■ **Work required**
Carry none of the pictures over; set down the material below exactly.
□ □ □ □ □ □ □
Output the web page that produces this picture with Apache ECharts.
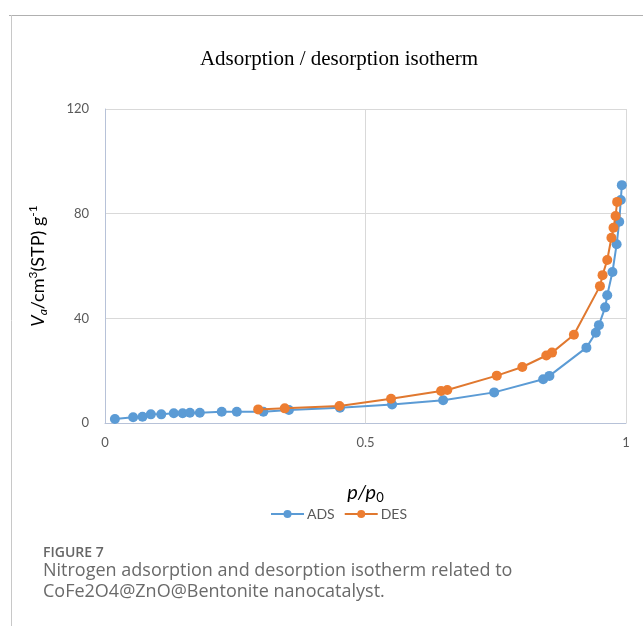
<!DOCTYPE html>
<html>
<head>
<meta charset="utf-8">
<script src="https://cdn.jsdelivr.net/npm/echarts@6/dist/echarts.min.js"></script>
<style>
html,body{margin:0;padding:0;background:#fff;}
#chart{width:643px;height:626px;}
</style>
</head>
<body>
<div id="chart"></div>
<script>
// Relative pressure p/p0 and adsorbed volume (cm3(STP)/g)
const adsP = [0.019, 0.054, 0.072, 0.088, 0.108, 0.132, 0.149, 0.163, 0.182, 0.224, 0.253, 0.304, 0.353, 0.451, 0.551, 0.649, 0.747, 0.841, 0.853, 0.924, 0.942, 0.948, 0.960, 0.964, 0.974, 0.982, 0.987, 0.990, 0.992];
const adsV = [1.5, 2.2, 2.4, 3.3, 3.3, 3.7, 3.7, 3.9, 3.9, 4.3, 4.3, 4.3, 5.0, 5.8, 7.1, 8.7, 11.7, 16.7, 18.0, 28.8, 34.5, 37.4, 44.2, 48.8, 57.7, 68.3, 76.9, 85.2, 90.9];
const desP = [0.294, 0.345, 0.450, 0.549, 0.645, 0.657, 0.752, 0.801, 0.847, 0.858, 0.900, 0.950, 0.955, 0.964, 0.972, 0.976, 0.980, 0.983];
const desV = [5.2, 5.6, 6.5, 9.3, 12.2, 12.6, 18.1, 21.4, 25.8, 26.9, 33.7, 52.3, 56.5, 62.3, 70.8, 74.6, 79.1, 84.5];
const seriesNames = ['ADS', 'DES'];
const xTicks = [0, 0.5, 1];
const yTicks = [0, 40, 80, 120];
const titleText = 'Adsorption / desorption isotherm';
const captionHead = 'FIGURE 7';
const captionLines = ['Nitrogen adsorption and desorption isotherm related to', 'CoFe2O4@ZnO@Bentonite nanocatalyst.'];

const zip = (a, b) => a.map((v, i) => [v, b[i]]);
const chart = echarts.init(document.getElementById('chart'), null, {renderer: 'canvas'});
const labelFont = 'Lato, "Open Sans", sans-serif';

chart.setOption({
  animation: false,
  backgroundColor: '#fff',
  title: {
    text: titleText,
    left: 334, top: 44, textAlign: 'center',
    textStyle: {fontFamily: '"Liberation Serif", "DejaVu Serif", serif', fontWeight: 'normal', fontSize: 21, color: '#000'}
  },
  grid: {left: 105, right: 17, top: 109, bottom: 203, containLabel: false},
  legend: {
    left: 265, top: 502,
    itemWidth: 33, itemHeight: 10, itemGap: 9,
    textStyle: {fontFamily: labelFont, fontSize: 14, color: '#595959', padding: [0, 0, 0, -2]},
    data: seriesNames
  },
  xAxis: {
    type: 'value', min: xTicks[0], max: xTicks[xTicks.length - 1], interval: 0.5,
    name: '{i|p/p}{s|0}', nameLocation: 'middle', nameGap: 58,
    nameTextStyle: {
      rich: {
        i: {fontFamily: labelFont, fontStyle: 'italic', fontSize: 20, color: '#000'},
        s: {fontFamily: labelFont, fontSize: 13, color: '#000', verticalAlign: 'bottom', padding: [10, 0, 0, 0]}
      }
    },
    axisLine: {show: true, lineStyle: {color: '#b7c2d8', width: 1}},
    axisTick: {show: false},
    axisLabel: {fontFamily: labelFont, fontSize: 13, color: '#595959', margin: 13,
      formatter: v => xTicks.indexOf(v) >= 0 ? String(v) : ''},
    splitLine: {show: true, lineStyle: {color: '#d9d9d9', width: 1}}
  },
  yAxis: {
    type: 'value', min: yTicks[0], max: yTicks[yTicks.length - 1], interval: 40,
    name: '{i|V}{sb|a}{n|/cm}{sp|3}{n|(STP) g}{sp|-1}', nameLocation: 'middle', nameGap: 56,
    nameTextStyle: {
      rich: {
        i: {fontFamily: labelFont, fontStyle: 'italic', fontSize: 18, color: '#000'},
        n: {fontFamily: labelFont, fontSize: 18, color: '#000'},
        sb: {fontFamily: labelFont, fontStyle: 'italic', fontSize: 12, color: '#000', verticalAlign: 'bottom', padding: [10, 0, 0, 0]},
        sp: {fontFamily: labelFont, fontSize: 12, color: '#000', verticalAlign: 'top', padding: [0, 0, 8, 0]}
      }
    },
    axisLine: {show: true, lineStyle: {color: '#b7c2d8', width: 1}},
    axisTick: {show: false},
    axisLabel: {fontFamily: labelFont, fontSize: 13, color: '#595959', margin: 16},
    splitLine: {show: true, lineStyle: {color: '#d9d9d9', width: 1}}
  },
  series: [
    {
      name: seriesNames[0], type: 'line', data: zip(adsP, adsV),
      symbol: 'circle', symbolSize: 10, showSymbol: true,
      itemStyle: {color: '#5b9bd5'},
      lineStyle: {color: '#5b9bd5', width: 2}, z: 2
    },
    {
      name: seriesNames[1], type: 'line', data: zip(desP, desV),
      symbol: 'circle', symbolSize: 10, showSymbol: true,
      itemStyle: {color: '#ed7d31'},
      lineStyle: {color: '#e0782f', width: 2}, z: 3
    }
  ],
  graphic: [
    {type: 'line', shape: {x1: 9, y1: 15.5, x2: 643, y2: 15.5}, style: {stroke: '#b0b0b0', lineWidth: 1}, silent: true},
    {type: 'line', shape: {x1: 11.5, y1: 15, x2: 11.5, y2: 626}, style: {stroke: '#c8c8c8', lineWidth: 1}, silent: true},
    {type: 'text', left: 43, top: 546, style: {text: captionHead, font: '600 14px "Open Sans", sans-serif', fill: '#666'}},
    {type: 'text', left: 43, top: 562, style: {text: captionLines[0], font: '18px "Open Sans", sans-serif', fill: '#6a6a6a'}},
    {type: 'text', left: 43, top: 583, style: {text: captionLines[1], font: '18px "Open Sans", sans-serif', fill: '#6a6a6a'}}
  ]
});
</script>
</body>
</html>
□ □ □ □ □ □ □
■ **Solution to this problem**
Output the web page that produces this picture with Apache ECharts.
<!DOCTYPE html>
<html>
<head>
<meta charset="utf-8">
<script src="https://cdn.jsdelivr.net/npm/echarts@6/dist/echarts.min.js"></script>
<style>
html,body{margin:0;padding:0;background:#fff;}
#chart{width:643px;height:626px;}
</style>
</head>
<body>
<div id="chart"></div>
<script>
// Relative pressure p/p0 and adsorbed volume (cm3(STP)/g)
const adsP = [0.019, 0.054, 0.072, 0.088, 0.108, 0.132, 0.149, 0.163, 0.182, 0.224, 0.253, 0.304, 0.353, 0.451, 0.551, 0.649, 0.747, 0.841, 0.853, 0.924, 0.942, 0.948, 0.960, 0.964, 0.974, 0.982, 0.987, 0.990, 0.992];
const adsV = [1.5, 2.2, 2.4, 3.3, 3.3, 3.7, 3.7, 3.9, 3.9, 4.3, 4.3, 4.3, 5.0, 5.8, 7.1, 8.7, 11.7, 16.7, 18.0, 28.8, 34.5, 37.4, 44.2, 48.8, 57.7, 68.3, 76.9, 85.2, 90.9];
const desP = [0.294, 0.345, 0.450, 0.549, 0.645, 0.657, 0.752, 0.801, 0.847, 0.858, 0.900, 0.950, 0.955, 0.964, 0.972, 0.976, 0.980, 0.983];
const desV = [5.2, 5.6, 6.5, 9.3, 12.2, 12.6, 18.1, 21.4, 25.8, 26.9, 33.7, 52.3, 56.5, 62.3, 70.8, 74.6, 79.1, 84.5];
const seriesNames = ['ADS', 'DES'];
const xTicks = [0, 0.5, 1];
const yTicks = [0, 40, 80, 120];
const titleText = 'Adsorption / desorption isotherm';
const captionHead = 'FIGURE 7';
const captionLines = ['Nitrogen adsorption and desorption isotherm related to', 'CoFe2O4@ZnO@Bentonite nanocatalyst.'];

const zip = (a, b) => a.map((v, i) => [v, b[i]]);
const chart = echarts.init(document.getElementById('chart'), null, {renderer: 'canvas'});
const labelFont = 'Lato, "Open Sans", sans-serif';

chart.setOption({
  animation: false,
  backgroundColor: '#fff',
  title: {
    text: titleText,
    left: 334, top: 44, textAlign: 'center',
    textStyle: {fontFamily: '"Liberation Serif", "DejaVu Serif", serif', fontWeight: 'normal', fontSize: 21, color: '#000'}
  },
  grid: {left: 105, right: 17, top: 109, bottom: 203, containLabel: false},
  legend: {
    left: 265, top: 502,
    itemWidth: 33, itemHeight: 10, itemGap: 9,
    textStyle: {fontFamily: labelFont, fontSize: 14, color: '#595959', padding: [0, 0, 0, -2]},
    data: seriesNames
  },
  xAxis: {
    type: 'value', min: xTicks[0], max: xTicks[xTicks.length - 1], interval: 0.5,
    name: '{i|p/p}{s|0}', nameLocation: 'middle', nameGap: 58,
    nameTextStyle: {
      rich: {
        i: {fontFamily: labelFont, fontStyle: 'italic', fontSize: 20, color: '#000'},
        s: {fontFamily: labelFont, fontSize: 13, color: '#000', verticalAlign: 'bottom', padding: [10, 0, 0, 0]}
      }
    },
    axisLine: {show: true, lineStyle: {color: '#b7c2d8', width: 1}},
    axisTick: {show: false},
    axisLabel: {fontFamily: labelFont, fontSize: 13, color: '#595959', margin: 13,
      formatter: v => xTicks.indexOf(v) >= 0 ? String(v) : ''},
    splitLine: {show: true, lineStyle: {color: '#d9d9d9', width: 1}}
  },
  yAxis: {
    type: 'value', min: yTicks[0], max: yTicks[yTicks.length - 1], interval: 40,
    name: '{i|V}{sb|a}{n|/cm}{sp|3}{n|(STP) g}{sp|-1}', nameLocation: 'middle', nameGap: 56,
    nameTextStyle: {
      rich: {
        i: {fontFamily: labelFont, fontStyle: 'italic', fontSize: 18, color: '#000'},
        n: {fontFamily: labelFont, fontSize: 18, color: '#000'},
        sb: {fontFamily: labelFont, fontStyle: 'italic', fontSize: 12, color: '#000', verticalAlign: 'bottom', padding: [10, 0, 0, 0]},
        sp: {fontFamily: labelFont, fontSize: 12, color: '#000', verticalAlign: 'top', padding: [0, 0, 8, 0]}
      }
    },
    axisLine: {show: true, lineStyle: {color: '#b7c2d8', width: 1}},
    axisTick: {show: false},
    axisLabel: {fontFamily: labelFont, fontSize: 13, color: '#595959', margin: 16},
    splitLine: {show: true, lineStyle: {color: '#d9d9d9', width: 1}}
  },
  series: [
    {
      name: seriesNames[0], type: 'line', data: zip(adsP, adsV),
      symbol: 'circle', symbolSize: 10, showSymbol: true,
      itemStyle: {color: '#5b9bd5'},
      lineStyle: {color: '#5b9bd5', width: 2}, z: 2
    },
    {
      name: seriesNames[1], type: 'line', data: zip(desP, desV),
      symbol: 'circle', symbolSize: 10, showSymbol: true,
      itemStyle: {color: '#ed7d31'},
      lineStyle: {color: '#e0782f', width: 2}, z: 3
    }
  ],
  graphic: [
    {type: 'line', shape: {x1: 9, y1: 15.5, x2: 643, y2: 15.5}, style: {stroke: '#b0b0b0', lineWidth: 1}, silent: true},
    {type: 'line', shape: {x1: 11.5, y1: 15, x2: 11.5, y2: 626}, style: {stroke: '#c8c8c8', lineWidth: 1}, silent: true},
    {type: 'text', left: 43, top: 546, style: {text: captionHead, font: '600 14px "Open Sans", sans-serif', fill: '#666'}},
    {type: 'text', left: 43, top: 562, style: {text: captionLines[0], font: '18px "Open Sans", sans-serif', fill: '#6a6a6a'}},
    {type: 'text', left: 43, top: 583, style: {text: captionLines[1], font: '18px "Open Sans", sans-serif', fill: '#6a6a6a'}}
  ]
});
</script>
</body>
</html>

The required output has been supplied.